AIM OF THE EXERCISE
Search the material for the string "chart" and copy each line where it occurs.

>> begin SOURCE EXCERPT

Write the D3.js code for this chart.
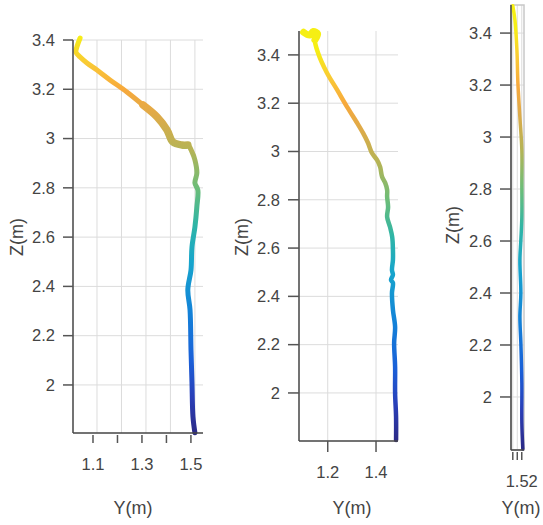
<!DOCTYPE html>
<html>
<head>
<meta charset="utf-8">
<script src="https://cdn.jsdelivr.net/npm/d3@7"></script>
<style>
  body { margin: 0; background: #fff; }
  svg text { font-family: "Liberation Sans", Arial, sans-serif; fill: #444; }
</style>
</head>
<body>
<div id="chart"></div>
<script>
// trajectory samples: Y (horizontal) and Z (height), metres
var p1Y = [1.031, 1.018, 1.014, 1.031, 1.059, 1.100, 1.153, 1.222, 1.288, 1.345, 1.386, 1.410, 1.447, 1.471, 1.488, 1.500, 1.508, 1.500, 1.512, 1.508, 1.500, 1.488, 1.484, 1.471, 1.480, 1.484, 1.488, 1.492, 1.500];
var p1Z = [3.408, 3.372, 3.351, 3.331, 3.307, 3.278, 3.238, 3.189, 3.136, 3.088, 3.035, 2.986, 2.974, 2.974, 2.946, 2.913, 2.860, 2.820, 2.791, 2.723, 2.641, 2.560, 2.467, 2.386, 2.305, 2.142, 2.009, 1.871, 1.806];

var p2Y = [1.100, 1.125, 1.140, 1.158, 1.147, 1.160, 1.197, 1.239, 1.280, 1.322, 1.346, 1.367, 1.383, 1.404, 1.417, 1.425, 1.438, 1.446, 1.446, 1.450, 1.446, 1.458, 1.467, 1.470, 1.470, 1.466, 1.470, 1.462, 1.470, 1.466, 1.470, 1.479, 1.475, 1.479, 1.479, 1.483, 1.483];
var p2Z = [3.494, 3.482, 3.497, 3.488, 3.462, 3.408, 3.325, 3.255, 3.185, 3.118, 3.077, 3.035, 2.994, 2.965, 2.936, 2.895, 2.870, 2.841, 2.812, 2.770, 2.729, 2.687, 2.646, 2.592, 2.551, 2.509, 2.489, 2.468, 2.456, 2.414, 2.344, 2.273, 2.207, 2.108, 2.000, 1.900, 1.805];

var p3Y = [1.5100, 1.5124, 1.5146, 1.5157, 1.5179, 1.5201, 1.5201, 1.5201, 1.5190, 1.5179, 1.5190, 1.5179, 1.5190, 1.5201, 1.5201, 1.5212];
var p3Z = [3.505, 3.450, 3.335, 3.208, 3.077, 2.950, 2.823, 2.692, 2.604, 2.527, 2.400, 2.308, 2.208, 2.054, 1.900, 1.800];

var zTicks = [2, 2.2, 2.4, 2.6, 2.8, 3, 3.2, 3.4];
var p1XTicks = [1.1, 1.2, 1.3, 1.4, 1.5];
var p1XLabels = ["1.1", "", "1.3", "", "1.5"];
var p2XTicks = [1.2, 1.4];
var p2XLabels = ["1.2", "1.4"];
var p3XTicks = [1.51, 1.515, 1.52];
var p3XLabels = ["", "", "1.52"];

// colour map by height (parula-like)
var colorZ = [1.8, 1.95, 2.1, 2.3, 2.5, 2.65, 2.8, 2.95, 3.1, 3.2, 3.3, 3.42];
var colorHex = ["#2c2a86", "#2a3fb8", "#1a5fd8", "#1383d8", "#17a5cc", "#2fb5a6", "#6cbd78", "#b4b456", "#e0aa48", "#f7a93c", "#f9c836", "#f6ef14"];

var width = 543, height = 525;

var svg = d3.select("#chart").append("svg")
    .attr("width", width)
    .attr("height", height);

var defs = svg.append("defs");

var panels = [
  { id: "p1", ys: p1Y, zs: p1Z, left: 73, right: 203, top: 40, bottom: 433,
    xDomain: [1.002, 1.533], zDomain: [1.805, 3.4],
    xTicks: p1XTicks, xLabels: p1XLabels, tickShift: -4, tickTop: 435, tickBottom: 443, labelY: 470,
    yLabelX: 55, yTickX: 63, titleX: 133, zTitleX: 23, zTitleY: 237, stroke: 5, box: false },
  { id: "p2", ys: p2Y, zs: p2Z, left: 299, right: 398, top: 31, bottom: 441,
    xDomain: [1.081, 1.491], zDomain: [1.801, 3.499],
    xTicks: p2XTicks, xLabels: p2XLabels, tickShift: 0, tickTop: 441, tickBottom: 452, labelY: 478,
    yLabelX: 280, yTickX: 288, titleX: 352, zTitleX: 248, zTitleY: 237, stroke: 4.5, box: false },
  { id: "p3", ys: p3Y, zs: p3Z, left: 511, right: 524, top: 5, bottom: 450,
    xDomain: [1.508, 1.5225], zDomain: [1.796, 3.508],
    xTicks: p3XTicks, xLabels: p3XLabels, tickShift: 0, tickTop: 452, tickBottom: 460, labelY: 487,
    yLabelX: 492, yTickX: 500, titleX: 521, zTitleX: 459, zTitleY: 225, stroke: 3.5, box: true }
];

panels.forEach(drawPanel);

function drawPanel(p) {
  var x = d3.scaleLinear().domain(p.xDomain).range([p.left, p.right]);
  var y = d3.scaleLinear().domain(p.zDomain).range([p.bottom, p.top]);
  var g = svg.append("g").attr("id", p.id);

  // gradient along height
  var grad = defs.append("linearGradient")
      .attr("id", "grad-" + p.id)
      .attr("gradientUnits", "userSpaceOnUse")
      .attr("x1", 0).attr("x2", 0)
      .attr("y1", y(colorZ[0]))
      .attr("y2", y(colorZ[colorZ.length - 1]));
  grad.selectAll("stop")
      .data(colorZ)
    .enter().append("stop")
      .attr("offset", d => (d - colorZ[0]) / (colorZ[colorZ.length - 1] - colorZ[0]))
      .attr("stop-color", (d, i) => colorHex[i]);

  // grid
  g.append("g").selectAll("line")
      .data(zTicks)
    .enter().append("line")
      .attr("x1", p.left).attr("x2", p.right)
      .attr("y1", d => y(d)).attr("y2", d => y(d))
      .attr("stroke", "#dcdcdc").attr("stroke-width", 1);

  g.append("g").selectAll("line")
      .data(p.xTicks)
    .enter().append("line")
      .attr("x1", d => x(d)).attr("x2", d => x(d))
      .attr("y1", p.top).attr("y2", p.bottom)
      .attr("stroke", "#dcdcdc").attr("stroke-width", 1);

  if (p.box) {
    g.append("rect")
        .attr("x", p.left).attr("y", p.top)
        .attr("width", p.right - p.left).attr("height", p.bottom - p.top)
        .attr("fill", "none").attr("stroke", "#c8c8c8").attr("stroke-width", 1.5);
  }

  // trajectory
  var pts = p.ys.map((v, i) => [v, p.zs[i]]);
  var line = d3.line()
      .x(d => x(d[0]))
      .y(d => y(d[1]))
      .curve(d3.curveCatmullRom.alpha(0.5));

  g.append("path")
      .attr("d", line(pts))
      .attr("fill", "none")
      .attr("stroke", "url(#grad-" + p.id + ")")
      .attr("stroke-width", p.stroke)
      .attr("stroke-linecap", "round")
      .attr("stroke-linejoin", "round");

  if (p.id == "p1") {
    // the band gets wider around the step near z = 3
    var thick = pts.filter(d => d[1] > 2.95 && d[1] < 3.15);
    g.append("path")
        .attr("d", line(thick))
        .attr("fill", "none")
        .attr("stroke", "url(#grad-" + p.id + ")")
        .attr("stroke-width", 7.5)
        .attr("stroke-linecap", "round");
  }
  if (p.id == "p2") {
    // yellow splash at the top
    var top = pts.filter(d => d[1] > 3.45);
    g.append("path")
        .attr("d", line(top))
        .attr("fill", "none")
        .attr("stroke", "url(#grad-" + p.id + ")")
        .attr("stroke-width", 7)
        .attr("stroke-linecap", "round");
  }

  // axis lines
  g.append("line")
      .attr("x1", p.left).attr("x2", p.left)
      .attr("y1", p.top).attr("y2", p.bottom)
      .attr("stroke", "#444").attr("stroke-width", 1.5);
  g.append("line")
      .attr("x1", p.left).attr("x2", p.right)
      .attr("y1", p.bottom).attr("y2", p.bottom)
      .attr("stroke", "#444").attr("stroke-width", 1.5);

  // z ticks
  var zt = g.append("g").selectAll("g")
      .data(zTicks)
    .enter().append("g");
  zt.append("line")
      .attr("x1", p.yTickX).attr("x2", p.left)
      .attr("y1", d => y(d)).attr("y2", d => y(d))
      .attr("stroke", "#555").attr("stroke-width", 1.5);
  zt.append("text")
      .attr("x", p.yLabelX)
      .attr("y", d => y(d))
      .attr("dy", "0.35em")
      .attr("text-anchor", "end")
      .attr("font-size", "16.5px")
      .text(d => d);

  // y ticks
  var xt = g.append("g").selectAll("g")
      .data(p.xTicks)
    .enter().append("g");
  xt.append("line")
      .attr("x1", d => x(d) + p.tickShift).attr("x2", d => x(d) + p.tickShift)
      .attr("y1", p.tickTop).attr("y2", p.tickBottom)
      .attr("stroke", "#555").attr("stroke-width", 1.5);
  xt.append("text")
      .attr("x", d => x(d) + p.tickShift)
      .attr("y", p.labelY)
      .attr("text-anchor", "middle")
      .attr("font-size", "16.5px")
      .text((d, i) => p.xLabels[i]);

  // titles
  g.append("text")
      .attr("x", p.titleX)
      .attr("y", 514)
      .attr("text-anchor", "middle")
      .attr("font-size", "18px")
      .text("Y(m)");
  g.append("text")
      .attr("transform", "translate(" + p.zTitleX + "," + p.zTitleY + ") rotate(-90)")
      .attr("text-anchor", "middle")
      .attr("font-size", "18px")
      .text("Z(m)");
}
</script>
</body>
</html>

>> end SOURCE EXCERPT

ANSWER TO THIS TASK
Write the D3.js code for this chart.
<div id="chart"></div>
var svg = d3.select("#chart").append("svg")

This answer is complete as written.